- **TASK OBJECTIVE**: Do not repeat pictures. Repeat exactly the lines of the listing below from its first line through the line with "const plotL = 92, plotR".

- **SUPPLIED INFORMATION**:
--------------------------------------------------

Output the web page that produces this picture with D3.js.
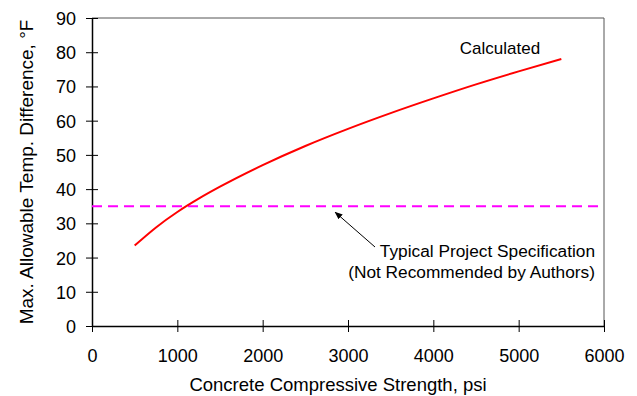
<!DOCTYPE html>
<html>
<head>
<meta charset="utf-8">
<script src="https://cdn.jsdelivr.net/npm/d3@7"></script>
<style>
  body { margin: 0; background: #fff; }
  text { font-family: "Liberation Sans", Arial, sans-serif; fill: #000; }
</style>
</head>
<body>
<svg id="chart" width="637" height="396"></svg>
<script>
// values
const strength = [500, 750, 1000, 1250, 1500, 2000, 2500, 3000, 3500, 4000, 4500, 5000, 5500];
const tempDiff = [23.5, 28.8, 33.3, 37.2, 40.7, 47.0, 52.6, 57.6, 62.2, 66.5, 70.6, 74.4, 78.0];
const specLimit = 35;
const xTicks = [0, 1000, 2000, 3000, 4000, 5000, 6000];
const yTicks = [0, 10, 20, 30, 40, 50, 60, 70, 80, 90];

const svg = d3.select("#chart");
const plotL = 92, plotR = 604, plotT = 18, plotB = 326;

const x = d3.scaleLinear().domain([0, 6000]).range([plotL, plotR]);
const y = d3.scaleLinear().domain([0, 90]).range([plotB, plotT]);

// frame (top + right)
svg.append("path")
  .attr("d", `M${plotL},${plotT}H${plotR}V${plotB}`)
  .attr("fill", "none")
  .attr("stroke", "#555")
  .attr("stroke-width", 1);

// y axis
const yAxis = svg.append("g")
  .attr("transform", `translate(${plotL},0)`)
  .call(d3.axisLeft(y).tickValues(yTicks).tickSize(6).tickSizeOuter(0));
yAxis.select(".domain").attr("stroke", "#000").attr("stroke-width", 1.5);
yAxis.selectAll(".tick line").attr("x2", 6).attr("x1", -6).attr("stroke-width", 1);
yAxis.selectAll(".tick text")
  .attr("x", -16)
  .attr("dy", "0.36em")
  .style("font-size", "18px")
  .style("font-family", "Liberation Sans, Arial, sans-serif");

// x axis
const xAxis = svg.append("g")
  .attr("transform", `translate(0,${plotB})`)
  .call(d3.axisBottom(x).tickValues(xTicks).tickFormat(d3.format("d")).tickSize(6).tickSizeOuter(0));
xAxis.select(".domain").attr("stroke", "#000").attr("stroke-width", 1.5);
xAxis.selectAll(".tick line").attr("y1", -6).attr("y2", 6).attr("stroke-width", 1);
xAxis.selectAll(".tick text")
  .attr("y", 0)
  .attr("dy", "36px")
  .style("font-size", "18px")
  .style("font-family", "Liberation Sans, Arial, sans-serif");

// spec line
svg.append("line")
  .attr("x1", x(0)).attr("x2", x(6000))
  .attr("y1", y(specLimit)).attr("y2", y(specLimit))
  .attr("stroke", "#ff00ff")
  .attr("stroke-width", 2)
  .attr("stroke-dasharray", "10,6");

// calculated curve
const line = d3.line()
  .x((d, i) => x(strength[i]))
  .y(d => y(d))
  .curve(d3.curveMonotoneX);
svg.append("path")
  .datum(tempDiff)
  .attr("d", line)
  .attr("fill", "none")
  .attr("stroke", "#ff0000")
  .attr("stroke-width", 2);

// labels
svg.append("text")
  .attr("x", 500).attr("y", 54)
  .attr("text-anchor", "middle")
  .style("font-size", "17px")
  .text("Calculated");

// arrow
svg.append("defs").append("marker")
  .attr("id", "arrow")
  .attr("viewBox", "0 0 10 10")
  .attr("refX", 9).attr("refY", 5)
  .attr("markerWidth", 8).attr("markerHeight", 8)
  .attr("orient", "auto")
  .append("path")
  .attr("d", "M0,1L10,5L0,9Z")
  .attr("fill", "#000");
svg.append("line")
  .attr("x1", 375).attr("y1", 247)
  .attr("x2", x(2850)).attr("y2", y(specLimit) + 6)
  .attr("stroke", "#000")
  .attr("stroke-width", 1)
  .attr("marker-end", "url(#arrow)");

const note = svg.append("text")
  .attr("text-anchor", "end")
  .style("font-size", "17.3px");
note.append("tspan").attr("x", 595).attr("y", 257).text("Typical Project Specification");
note.append("tspan").attr("x", 595).attr("y", 278).text("(Not Recommended by Authors)");

// axis titles
svg.append("text")
  .attr("x", 338).attr("y", 391)
  .attr("text-anchor", "middle")
  .style("font-size", "18.5px")
  .text("Concrete Compressive Strength, psi");

svg.append("text")
  .attr("transform", `translate(33,172) rotate(-90)`)
  .attr("text-anchor", "middle")
  .style("font-size", "19px")
  .text("Max. Allowable Temp. Difference, °F");
</script>
</body>
</html>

--------------------------------------------------

- **PROBLEM SOLUTION**:
Output the web page that produces this picture with D3.js.
<!DOCTYPE html>
<html>
<head>
<meta charset="utf-8">
<script src="https://cdn.jsdelivr.net/npm/d3@7"></script>
<style>
  body { margin: 0; background: #fff; }
  text { font-family: "Liberation Sans", Arial, sans-serif; fill: #000; }
</style>
</head>
<body>
<svg id="chart" width="637" height="396"></svg>
<script>
// values
const strength = [500, 750, 1000, 1250, 1500, 2000, 2500, 3000, 3500, 4000, 4500, 5000, 5500];
const tempDiff = [23.5, 28.8, 33.3, 37.2, 40.7, 47.0, 52.6, 57.6, 62.2, 66.5, 70.6, 74.4, 78.0];
const specLimit = 35;
const xTicks = [0, 1000, 2000, 3000, 4000, 5000, 6000];
const yTicks = [0, 10, 20, 30, 40, 50, 60, 70, 80, 90];

const svg = d3.select("#chart");
const plotL = 92, plotR = 604, plotT = 18, plotB = 326;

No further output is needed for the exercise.